Check every line below for the string "this", and copy the lines that contain it.

##### ENTRIES #####

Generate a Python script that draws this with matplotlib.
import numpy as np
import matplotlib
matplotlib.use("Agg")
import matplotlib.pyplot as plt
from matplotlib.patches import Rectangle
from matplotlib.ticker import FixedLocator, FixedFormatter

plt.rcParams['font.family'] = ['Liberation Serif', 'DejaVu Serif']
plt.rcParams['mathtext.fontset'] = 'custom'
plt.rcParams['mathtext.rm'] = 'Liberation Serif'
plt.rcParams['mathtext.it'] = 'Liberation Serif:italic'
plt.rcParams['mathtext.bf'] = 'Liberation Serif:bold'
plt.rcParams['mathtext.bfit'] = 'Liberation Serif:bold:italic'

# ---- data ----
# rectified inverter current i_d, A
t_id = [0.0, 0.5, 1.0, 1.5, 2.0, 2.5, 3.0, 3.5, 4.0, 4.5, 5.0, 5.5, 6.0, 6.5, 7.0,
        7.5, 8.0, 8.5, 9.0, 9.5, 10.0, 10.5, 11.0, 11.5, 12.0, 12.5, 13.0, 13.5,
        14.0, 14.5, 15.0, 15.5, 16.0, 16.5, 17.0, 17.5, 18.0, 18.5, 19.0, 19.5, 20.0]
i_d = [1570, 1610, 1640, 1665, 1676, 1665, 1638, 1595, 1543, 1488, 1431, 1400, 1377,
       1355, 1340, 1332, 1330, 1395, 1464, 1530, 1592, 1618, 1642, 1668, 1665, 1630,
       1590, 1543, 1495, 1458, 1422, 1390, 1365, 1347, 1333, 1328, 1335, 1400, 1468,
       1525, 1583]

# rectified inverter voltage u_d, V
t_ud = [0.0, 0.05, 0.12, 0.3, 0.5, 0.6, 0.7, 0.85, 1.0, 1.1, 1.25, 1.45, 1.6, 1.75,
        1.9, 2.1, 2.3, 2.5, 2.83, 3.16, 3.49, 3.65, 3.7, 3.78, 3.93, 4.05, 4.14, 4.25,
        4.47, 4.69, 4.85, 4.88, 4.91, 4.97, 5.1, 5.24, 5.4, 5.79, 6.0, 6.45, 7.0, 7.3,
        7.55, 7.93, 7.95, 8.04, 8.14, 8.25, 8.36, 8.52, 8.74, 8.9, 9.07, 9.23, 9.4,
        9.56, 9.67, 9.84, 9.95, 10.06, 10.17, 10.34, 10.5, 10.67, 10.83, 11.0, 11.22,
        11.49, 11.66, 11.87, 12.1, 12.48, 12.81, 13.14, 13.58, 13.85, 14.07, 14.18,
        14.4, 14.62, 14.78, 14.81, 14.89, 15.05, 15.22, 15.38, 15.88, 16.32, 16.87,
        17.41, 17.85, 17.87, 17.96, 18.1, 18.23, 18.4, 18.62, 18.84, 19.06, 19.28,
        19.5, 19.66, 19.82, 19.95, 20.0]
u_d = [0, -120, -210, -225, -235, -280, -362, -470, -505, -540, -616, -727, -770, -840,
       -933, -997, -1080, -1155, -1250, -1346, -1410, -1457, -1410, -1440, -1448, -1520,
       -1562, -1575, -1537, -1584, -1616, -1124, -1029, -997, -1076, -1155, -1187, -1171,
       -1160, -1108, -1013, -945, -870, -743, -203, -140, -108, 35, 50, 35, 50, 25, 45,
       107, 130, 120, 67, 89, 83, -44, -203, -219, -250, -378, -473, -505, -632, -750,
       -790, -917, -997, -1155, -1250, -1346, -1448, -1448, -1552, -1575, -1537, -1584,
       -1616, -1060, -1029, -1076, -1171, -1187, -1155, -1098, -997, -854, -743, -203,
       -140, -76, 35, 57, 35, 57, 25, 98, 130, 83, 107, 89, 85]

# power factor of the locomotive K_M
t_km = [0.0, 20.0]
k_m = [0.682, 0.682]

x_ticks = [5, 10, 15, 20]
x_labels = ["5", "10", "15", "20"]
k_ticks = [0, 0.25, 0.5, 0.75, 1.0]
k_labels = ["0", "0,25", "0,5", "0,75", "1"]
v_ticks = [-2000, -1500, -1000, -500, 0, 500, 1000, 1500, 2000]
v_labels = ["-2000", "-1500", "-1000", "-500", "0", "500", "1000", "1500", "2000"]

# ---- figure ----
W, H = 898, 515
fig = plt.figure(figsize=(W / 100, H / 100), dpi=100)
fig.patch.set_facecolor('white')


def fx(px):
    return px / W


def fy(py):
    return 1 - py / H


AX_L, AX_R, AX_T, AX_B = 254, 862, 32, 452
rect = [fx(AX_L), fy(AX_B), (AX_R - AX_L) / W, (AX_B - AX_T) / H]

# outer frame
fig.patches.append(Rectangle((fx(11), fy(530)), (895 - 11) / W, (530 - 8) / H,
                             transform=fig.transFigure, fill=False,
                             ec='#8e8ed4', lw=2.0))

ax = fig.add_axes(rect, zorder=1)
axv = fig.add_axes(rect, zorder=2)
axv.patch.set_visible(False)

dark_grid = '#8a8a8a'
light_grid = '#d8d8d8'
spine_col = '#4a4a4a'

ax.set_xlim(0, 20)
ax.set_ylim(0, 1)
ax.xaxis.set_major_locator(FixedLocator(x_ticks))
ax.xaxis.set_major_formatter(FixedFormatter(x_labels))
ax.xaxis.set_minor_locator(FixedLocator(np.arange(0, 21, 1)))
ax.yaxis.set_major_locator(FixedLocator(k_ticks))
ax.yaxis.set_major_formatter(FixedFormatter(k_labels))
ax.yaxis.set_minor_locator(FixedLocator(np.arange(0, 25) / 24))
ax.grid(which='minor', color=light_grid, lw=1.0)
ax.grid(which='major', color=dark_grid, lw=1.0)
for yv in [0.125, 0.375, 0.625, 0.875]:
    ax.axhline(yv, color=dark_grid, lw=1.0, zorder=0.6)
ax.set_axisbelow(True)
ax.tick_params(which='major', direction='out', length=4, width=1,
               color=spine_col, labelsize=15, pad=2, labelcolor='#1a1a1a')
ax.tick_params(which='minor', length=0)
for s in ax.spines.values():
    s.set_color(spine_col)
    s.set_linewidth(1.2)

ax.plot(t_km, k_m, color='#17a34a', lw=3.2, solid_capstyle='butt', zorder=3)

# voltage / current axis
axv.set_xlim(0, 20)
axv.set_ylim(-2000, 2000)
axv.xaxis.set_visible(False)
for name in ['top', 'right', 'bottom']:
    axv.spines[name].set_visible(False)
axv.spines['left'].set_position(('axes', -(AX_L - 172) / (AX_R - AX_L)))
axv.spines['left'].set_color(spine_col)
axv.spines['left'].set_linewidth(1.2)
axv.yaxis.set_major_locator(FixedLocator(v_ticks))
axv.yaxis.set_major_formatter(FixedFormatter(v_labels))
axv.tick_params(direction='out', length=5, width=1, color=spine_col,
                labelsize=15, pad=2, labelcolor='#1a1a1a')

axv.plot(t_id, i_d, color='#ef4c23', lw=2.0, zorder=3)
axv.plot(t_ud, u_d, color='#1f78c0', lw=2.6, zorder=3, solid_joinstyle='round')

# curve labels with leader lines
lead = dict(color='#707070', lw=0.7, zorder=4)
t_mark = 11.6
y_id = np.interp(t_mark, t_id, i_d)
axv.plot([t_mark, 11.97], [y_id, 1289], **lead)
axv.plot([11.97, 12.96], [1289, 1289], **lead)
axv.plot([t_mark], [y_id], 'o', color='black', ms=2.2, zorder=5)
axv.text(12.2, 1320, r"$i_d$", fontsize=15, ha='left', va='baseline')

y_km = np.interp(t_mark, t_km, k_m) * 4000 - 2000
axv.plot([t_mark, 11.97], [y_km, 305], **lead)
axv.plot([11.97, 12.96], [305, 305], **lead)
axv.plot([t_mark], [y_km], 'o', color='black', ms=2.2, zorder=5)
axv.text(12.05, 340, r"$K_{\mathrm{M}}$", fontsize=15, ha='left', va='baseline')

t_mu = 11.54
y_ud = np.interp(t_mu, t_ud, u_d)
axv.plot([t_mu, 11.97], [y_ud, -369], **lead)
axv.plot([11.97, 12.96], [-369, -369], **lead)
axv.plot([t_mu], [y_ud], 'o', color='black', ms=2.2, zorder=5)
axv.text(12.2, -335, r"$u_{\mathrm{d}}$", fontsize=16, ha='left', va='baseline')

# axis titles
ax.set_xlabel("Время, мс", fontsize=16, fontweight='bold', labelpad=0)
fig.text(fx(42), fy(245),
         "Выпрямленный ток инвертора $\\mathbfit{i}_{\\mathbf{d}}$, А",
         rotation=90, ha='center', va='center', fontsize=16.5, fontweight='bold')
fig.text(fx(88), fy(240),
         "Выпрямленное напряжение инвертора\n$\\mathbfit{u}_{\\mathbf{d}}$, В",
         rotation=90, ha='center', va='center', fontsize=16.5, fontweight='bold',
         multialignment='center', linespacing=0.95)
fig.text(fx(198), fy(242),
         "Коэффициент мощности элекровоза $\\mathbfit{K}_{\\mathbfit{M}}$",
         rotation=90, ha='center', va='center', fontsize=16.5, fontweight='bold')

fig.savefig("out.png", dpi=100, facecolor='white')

#####
##### ENTRIES #####

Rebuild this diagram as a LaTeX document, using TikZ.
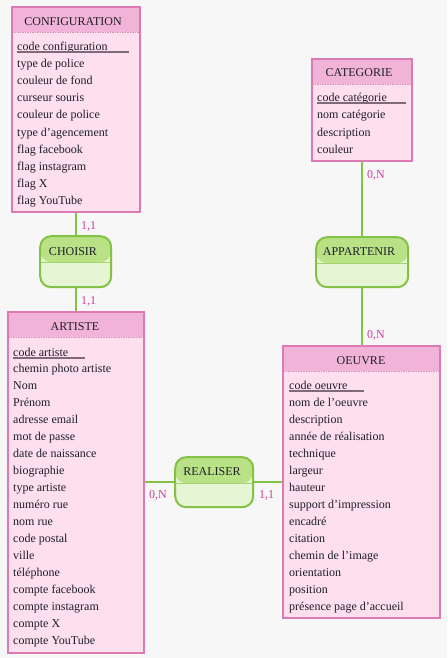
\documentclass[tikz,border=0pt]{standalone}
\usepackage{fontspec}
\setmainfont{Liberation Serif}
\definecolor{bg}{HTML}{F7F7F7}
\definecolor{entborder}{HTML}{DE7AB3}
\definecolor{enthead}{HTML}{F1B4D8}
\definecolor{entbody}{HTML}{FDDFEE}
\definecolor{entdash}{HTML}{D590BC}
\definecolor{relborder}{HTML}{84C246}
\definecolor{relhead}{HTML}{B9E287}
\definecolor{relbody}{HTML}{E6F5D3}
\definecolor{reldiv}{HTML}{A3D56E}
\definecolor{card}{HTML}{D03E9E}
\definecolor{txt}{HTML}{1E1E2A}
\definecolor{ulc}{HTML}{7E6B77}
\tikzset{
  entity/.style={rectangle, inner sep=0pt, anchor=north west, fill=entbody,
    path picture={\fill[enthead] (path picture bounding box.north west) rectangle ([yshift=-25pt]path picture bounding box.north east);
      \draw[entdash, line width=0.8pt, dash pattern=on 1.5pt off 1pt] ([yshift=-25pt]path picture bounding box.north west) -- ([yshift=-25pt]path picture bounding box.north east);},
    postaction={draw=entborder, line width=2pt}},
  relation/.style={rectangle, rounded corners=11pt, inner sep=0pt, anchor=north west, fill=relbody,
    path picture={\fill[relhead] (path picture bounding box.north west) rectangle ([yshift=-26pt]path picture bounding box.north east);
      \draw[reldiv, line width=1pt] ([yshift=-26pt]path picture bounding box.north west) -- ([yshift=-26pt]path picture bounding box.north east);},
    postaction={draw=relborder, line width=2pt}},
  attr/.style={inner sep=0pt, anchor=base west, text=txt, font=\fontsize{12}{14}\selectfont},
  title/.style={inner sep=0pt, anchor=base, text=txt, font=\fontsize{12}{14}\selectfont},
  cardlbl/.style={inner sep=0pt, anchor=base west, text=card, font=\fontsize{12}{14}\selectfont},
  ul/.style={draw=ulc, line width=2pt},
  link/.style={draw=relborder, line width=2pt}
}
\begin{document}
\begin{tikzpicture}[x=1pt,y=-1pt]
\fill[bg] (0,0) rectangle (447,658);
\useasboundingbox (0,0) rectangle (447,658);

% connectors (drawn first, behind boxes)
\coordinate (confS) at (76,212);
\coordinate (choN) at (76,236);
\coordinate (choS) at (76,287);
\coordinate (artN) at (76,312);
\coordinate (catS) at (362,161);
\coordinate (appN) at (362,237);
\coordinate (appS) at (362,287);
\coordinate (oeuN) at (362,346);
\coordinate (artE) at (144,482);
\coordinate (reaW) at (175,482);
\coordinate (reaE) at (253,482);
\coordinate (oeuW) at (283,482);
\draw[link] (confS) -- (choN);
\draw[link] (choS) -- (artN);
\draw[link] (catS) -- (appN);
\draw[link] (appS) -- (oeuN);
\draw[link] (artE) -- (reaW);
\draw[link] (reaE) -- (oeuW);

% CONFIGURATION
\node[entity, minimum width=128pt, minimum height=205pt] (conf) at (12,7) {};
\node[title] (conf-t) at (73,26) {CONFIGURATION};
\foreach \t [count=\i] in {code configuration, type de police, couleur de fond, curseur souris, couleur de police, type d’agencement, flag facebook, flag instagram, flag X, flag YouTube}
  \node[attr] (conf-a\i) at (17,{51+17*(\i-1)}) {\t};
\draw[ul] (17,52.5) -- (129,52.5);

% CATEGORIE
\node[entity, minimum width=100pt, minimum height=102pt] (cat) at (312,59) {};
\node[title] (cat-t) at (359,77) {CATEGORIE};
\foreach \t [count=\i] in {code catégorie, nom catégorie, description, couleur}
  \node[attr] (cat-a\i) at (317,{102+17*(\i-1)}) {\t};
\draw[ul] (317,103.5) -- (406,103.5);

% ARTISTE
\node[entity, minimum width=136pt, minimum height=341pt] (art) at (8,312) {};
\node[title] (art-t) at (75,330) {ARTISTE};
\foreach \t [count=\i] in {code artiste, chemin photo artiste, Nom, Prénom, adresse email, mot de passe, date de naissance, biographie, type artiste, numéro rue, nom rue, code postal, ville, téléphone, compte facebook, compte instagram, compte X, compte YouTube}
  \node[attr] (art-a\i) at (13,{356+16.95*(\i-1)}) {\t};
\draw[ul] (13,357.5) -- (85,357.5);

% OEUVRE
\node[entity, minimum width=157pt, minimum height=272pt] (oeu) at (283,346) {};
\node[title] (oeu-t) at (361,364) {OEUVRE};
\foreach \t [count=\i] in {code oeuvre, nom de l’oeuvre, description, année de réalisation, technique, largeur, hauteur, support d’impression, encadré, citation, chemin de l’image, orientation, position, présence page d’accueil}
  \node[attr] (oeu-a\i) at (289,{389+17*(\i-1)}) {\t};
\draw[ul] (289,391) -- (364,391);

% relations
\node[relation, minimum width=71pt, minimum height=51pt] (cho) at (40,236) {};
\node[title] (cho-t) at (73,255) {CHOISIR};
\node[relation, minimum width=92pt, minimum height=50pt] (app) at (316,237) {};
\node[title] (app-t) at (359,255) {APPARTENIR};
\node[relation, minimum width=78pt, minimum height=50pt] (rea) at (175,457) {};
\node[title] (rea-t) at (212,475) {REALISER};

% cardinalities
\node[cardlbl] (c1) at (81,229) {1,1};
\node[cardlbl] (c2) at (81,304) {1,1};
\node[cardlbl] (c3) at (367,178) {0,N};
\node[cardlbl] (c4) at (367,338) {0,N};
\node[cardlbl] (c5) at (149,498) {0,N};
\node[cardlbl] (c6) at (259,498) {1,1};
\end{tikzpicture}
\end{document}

#####
##### ENTRIES #####

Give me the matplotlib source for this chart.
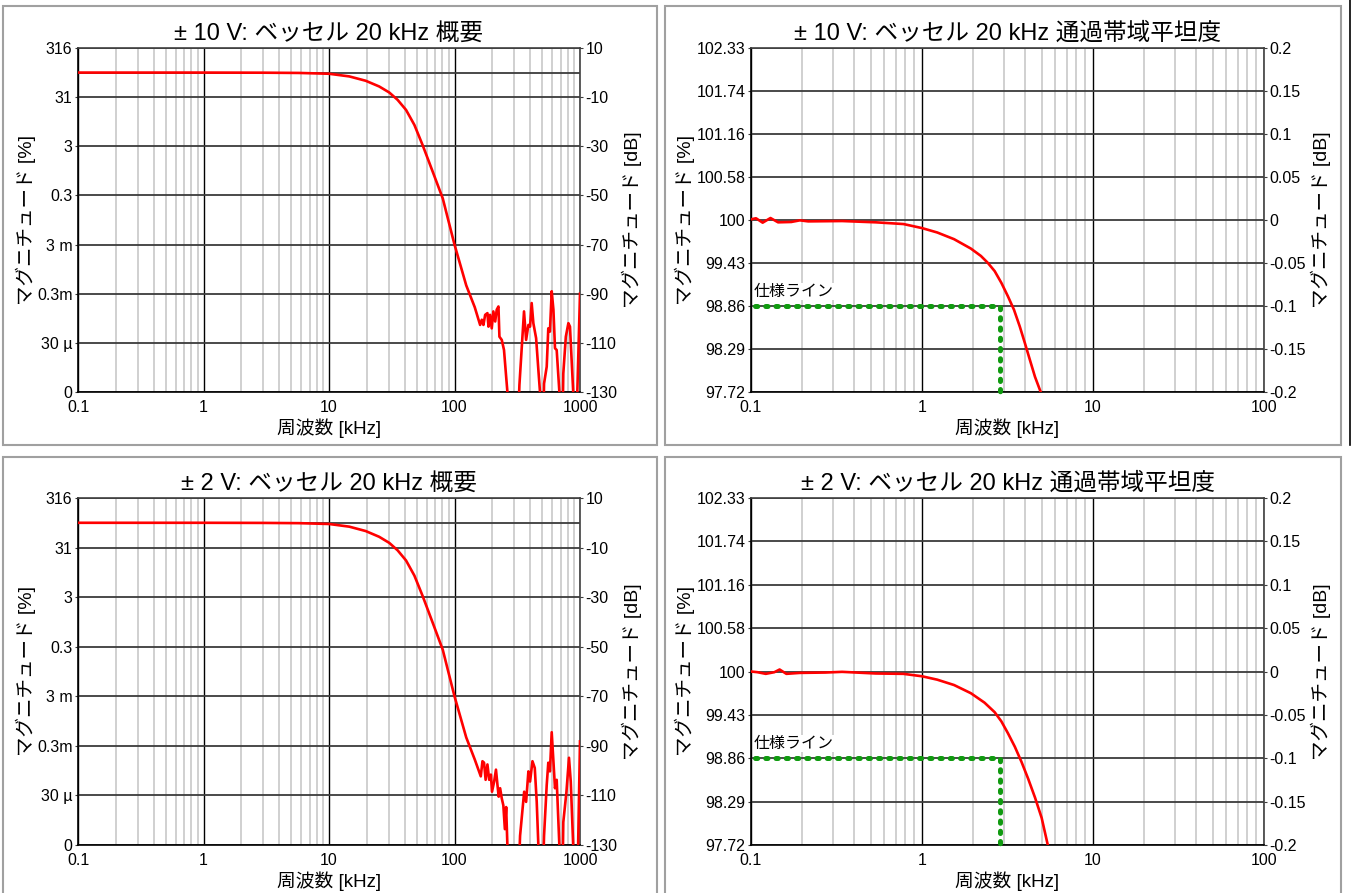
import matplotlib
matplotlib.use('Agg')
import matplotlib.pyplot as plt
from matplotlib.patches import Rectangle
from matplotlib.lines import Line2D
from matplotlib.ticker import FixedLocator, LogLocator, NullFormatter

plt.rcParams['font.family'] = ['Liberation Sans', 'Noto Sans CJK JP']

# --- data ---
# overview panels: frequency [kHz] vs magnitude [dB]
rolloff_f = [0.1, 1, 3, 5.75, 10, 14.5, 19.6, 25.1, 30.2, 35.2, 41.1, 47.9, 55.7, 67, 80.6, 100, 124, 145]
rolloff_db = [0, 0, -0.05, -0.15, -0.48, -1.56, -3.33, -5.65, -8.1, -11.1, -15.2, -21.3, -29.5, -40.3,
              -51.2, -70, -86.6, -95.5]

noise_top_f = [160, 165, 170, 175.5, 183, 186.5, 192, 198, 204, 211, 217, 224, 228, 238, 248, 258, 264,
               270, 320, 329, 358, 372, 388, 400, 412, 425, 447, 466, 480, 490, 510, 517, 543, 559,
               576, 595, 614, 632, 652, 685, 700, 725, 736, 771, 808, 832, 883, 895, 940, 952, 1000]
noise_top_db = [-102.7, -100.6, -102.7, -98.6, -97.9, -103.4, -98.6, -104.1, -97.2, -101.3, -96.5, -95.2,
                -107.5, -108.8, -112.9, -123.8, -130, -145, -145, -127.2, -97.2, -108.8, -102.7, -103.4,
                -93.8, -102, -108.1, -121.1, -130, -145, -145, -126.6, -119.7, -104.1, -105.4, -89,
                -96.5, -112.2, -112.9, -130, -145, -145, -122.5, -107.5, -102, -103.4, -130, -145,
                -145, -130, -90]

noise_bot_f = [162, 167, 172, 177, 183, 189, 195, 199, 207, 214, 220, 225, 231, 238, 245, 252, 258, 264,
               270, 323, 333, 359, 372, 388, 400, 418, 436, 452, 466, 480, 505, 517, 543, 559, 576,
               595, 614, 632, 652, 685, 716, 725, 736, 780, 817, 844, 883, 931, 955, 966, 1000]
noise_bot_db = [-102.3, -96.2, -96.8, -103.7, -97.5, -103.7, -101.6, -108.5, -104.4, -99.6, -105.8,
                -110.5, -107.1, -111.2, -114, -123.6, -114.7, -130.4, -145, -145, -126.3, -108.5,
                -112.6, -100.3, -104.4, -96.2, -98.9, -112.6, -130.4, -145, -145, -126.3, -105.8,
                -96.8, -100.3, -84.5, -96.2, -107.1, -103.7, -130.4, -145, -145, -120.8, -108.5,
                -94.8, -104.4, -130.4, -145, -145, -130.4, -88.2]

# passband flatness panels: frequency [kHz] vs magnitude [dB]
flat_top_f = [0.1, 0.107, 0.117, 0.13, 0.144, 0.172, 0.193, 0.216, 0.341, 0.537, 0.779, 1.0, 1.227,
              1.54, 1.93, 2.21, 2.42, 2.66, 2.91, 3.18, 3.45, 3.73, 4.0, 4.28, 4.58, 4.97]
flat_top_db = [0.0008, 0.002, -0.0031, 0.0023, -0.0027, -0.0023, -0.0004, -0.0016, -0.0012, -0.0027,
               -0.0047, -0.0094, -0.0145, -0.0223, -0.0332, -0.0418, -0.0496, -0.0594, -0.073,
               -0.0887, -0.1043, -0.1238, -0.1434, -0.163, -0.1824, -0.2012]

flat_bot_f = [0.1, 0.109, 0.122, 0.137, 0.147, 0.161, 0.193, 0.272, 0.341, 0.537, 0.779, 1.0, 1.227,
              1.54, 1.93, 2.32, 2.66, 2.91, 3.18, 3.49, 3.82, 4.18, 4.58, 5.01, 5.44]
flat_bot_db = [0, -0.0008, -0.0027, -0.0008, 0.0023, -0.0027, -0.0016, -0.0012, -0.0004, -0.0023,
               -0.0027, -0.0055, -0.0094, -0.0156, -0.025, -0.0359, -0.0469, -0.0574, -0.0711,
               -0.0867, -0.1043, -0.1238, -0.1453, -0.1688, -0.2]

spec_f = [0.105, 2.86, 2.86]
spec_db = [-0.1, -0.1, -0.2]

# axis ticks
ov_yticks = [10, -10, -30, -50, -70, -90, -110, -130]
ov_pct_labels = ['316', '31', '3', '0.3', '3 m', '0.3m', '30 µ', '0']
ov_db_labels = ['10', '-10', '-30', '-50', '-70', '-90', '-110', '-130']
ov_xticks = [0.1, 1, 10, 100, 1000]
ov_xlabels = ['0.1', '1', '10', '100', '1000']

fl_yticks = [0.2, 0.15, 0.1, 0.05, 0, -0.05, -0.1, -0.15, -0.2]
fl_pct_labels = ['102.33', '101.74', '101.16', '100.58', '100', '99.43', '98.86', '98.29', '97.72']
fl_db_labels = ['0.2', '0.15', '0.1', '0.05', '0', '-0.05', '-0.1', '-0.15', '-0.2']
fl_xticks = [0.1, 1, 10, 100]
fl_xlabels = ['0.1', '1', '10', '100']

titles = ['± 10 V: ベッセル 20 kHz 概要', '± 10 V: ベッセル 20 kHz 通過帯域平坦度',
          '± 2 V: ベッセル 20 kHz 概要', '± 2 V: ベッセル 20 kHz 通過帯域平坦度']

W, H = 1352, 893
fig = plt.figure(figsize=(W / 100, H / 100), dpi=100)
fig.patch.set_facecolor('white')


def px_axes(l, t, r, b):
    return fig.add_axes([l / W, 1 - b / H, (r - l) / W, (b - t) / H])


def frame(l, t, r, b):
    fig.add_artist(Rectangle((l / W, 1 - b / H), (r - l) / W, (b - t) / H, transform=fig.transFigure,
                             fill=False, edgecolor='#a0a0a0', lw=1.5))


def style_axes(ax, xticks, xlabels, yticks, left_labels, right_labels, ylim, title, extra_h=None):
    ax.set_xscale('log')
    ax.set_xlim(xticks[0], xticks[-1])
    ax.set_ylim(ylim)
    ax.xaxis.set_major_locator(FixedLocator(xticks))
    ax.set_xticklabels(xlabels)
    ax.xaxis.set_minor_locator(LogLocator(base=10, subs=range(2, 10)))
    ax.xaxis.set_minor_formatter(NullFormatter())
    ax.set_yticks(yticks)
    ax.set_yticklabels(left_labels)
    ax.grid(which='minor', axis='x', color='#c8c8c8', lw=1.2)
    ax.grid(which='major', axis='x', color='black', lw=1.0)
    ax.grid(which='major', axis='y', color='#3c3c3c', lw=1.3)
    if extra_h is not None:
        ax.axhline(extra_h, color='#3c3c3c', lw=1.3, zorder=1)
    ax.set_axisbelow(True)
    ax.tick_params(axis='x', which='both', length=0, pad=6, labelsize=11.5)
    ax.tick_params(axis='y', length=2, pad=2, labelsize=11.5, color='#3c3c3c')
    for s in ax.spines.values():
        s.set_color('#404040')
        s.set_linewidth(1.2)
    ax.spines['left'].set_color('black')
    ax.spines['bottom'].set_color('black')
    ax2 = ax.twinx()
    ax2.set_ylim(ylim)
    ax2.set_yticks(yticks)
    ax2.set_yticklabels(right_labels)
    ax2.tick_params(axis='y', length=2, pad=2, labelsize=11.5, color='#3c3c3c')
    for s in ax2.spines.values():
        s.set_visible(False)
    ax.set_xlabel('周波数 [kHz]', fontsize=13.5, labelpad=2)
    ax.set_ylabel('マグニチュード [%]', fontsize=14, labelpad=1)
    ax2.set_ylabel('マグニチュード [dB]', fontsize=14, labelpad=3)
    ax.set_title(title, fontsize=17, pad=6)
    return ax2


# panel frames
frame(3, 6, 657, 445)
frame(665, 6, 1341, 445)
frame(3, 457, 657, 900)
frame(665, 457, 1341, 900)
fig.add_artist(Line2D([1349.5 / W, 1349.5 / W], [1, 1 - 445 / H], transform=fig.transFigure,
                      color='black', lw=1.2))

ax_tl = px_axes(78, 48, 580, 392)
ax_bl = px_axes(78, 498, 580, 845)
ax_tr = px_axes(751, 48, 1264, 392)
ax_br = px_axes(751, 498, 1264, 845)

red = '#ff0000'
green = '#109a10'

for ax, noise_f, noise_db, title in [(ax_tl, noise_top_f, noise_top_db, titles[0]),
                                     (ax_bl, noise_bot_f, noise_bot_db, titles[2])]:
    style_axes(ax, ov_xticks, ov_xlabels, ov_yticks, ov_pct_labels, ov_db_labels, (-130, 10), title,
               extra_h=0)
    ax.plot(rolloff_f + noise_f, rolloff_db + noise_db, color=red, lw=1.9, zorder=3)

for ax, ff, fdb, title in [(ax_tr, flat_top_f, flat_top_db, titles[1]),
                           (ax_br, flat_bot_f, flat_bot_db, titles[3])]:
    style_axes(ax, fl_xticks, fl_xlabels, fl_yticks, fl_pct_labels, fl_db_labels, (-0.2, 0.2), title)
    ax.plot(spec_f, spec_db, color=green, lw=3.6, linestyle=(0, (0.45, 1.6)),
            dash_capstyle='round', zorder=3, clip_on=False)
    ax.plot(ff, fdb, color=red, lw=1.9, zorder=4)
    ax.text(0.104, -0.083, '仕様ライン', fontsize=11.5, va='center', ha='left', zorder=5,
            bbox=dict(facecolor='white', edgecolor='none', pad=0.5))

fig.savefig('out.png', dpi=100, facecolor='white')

#####

WRITTEN SOLUTION:
Generate a Python script that draws this with matplotlib.
Rebuild this diagram as a LaTeX document, using TikZ.
Give me the matplotlib source for this chart.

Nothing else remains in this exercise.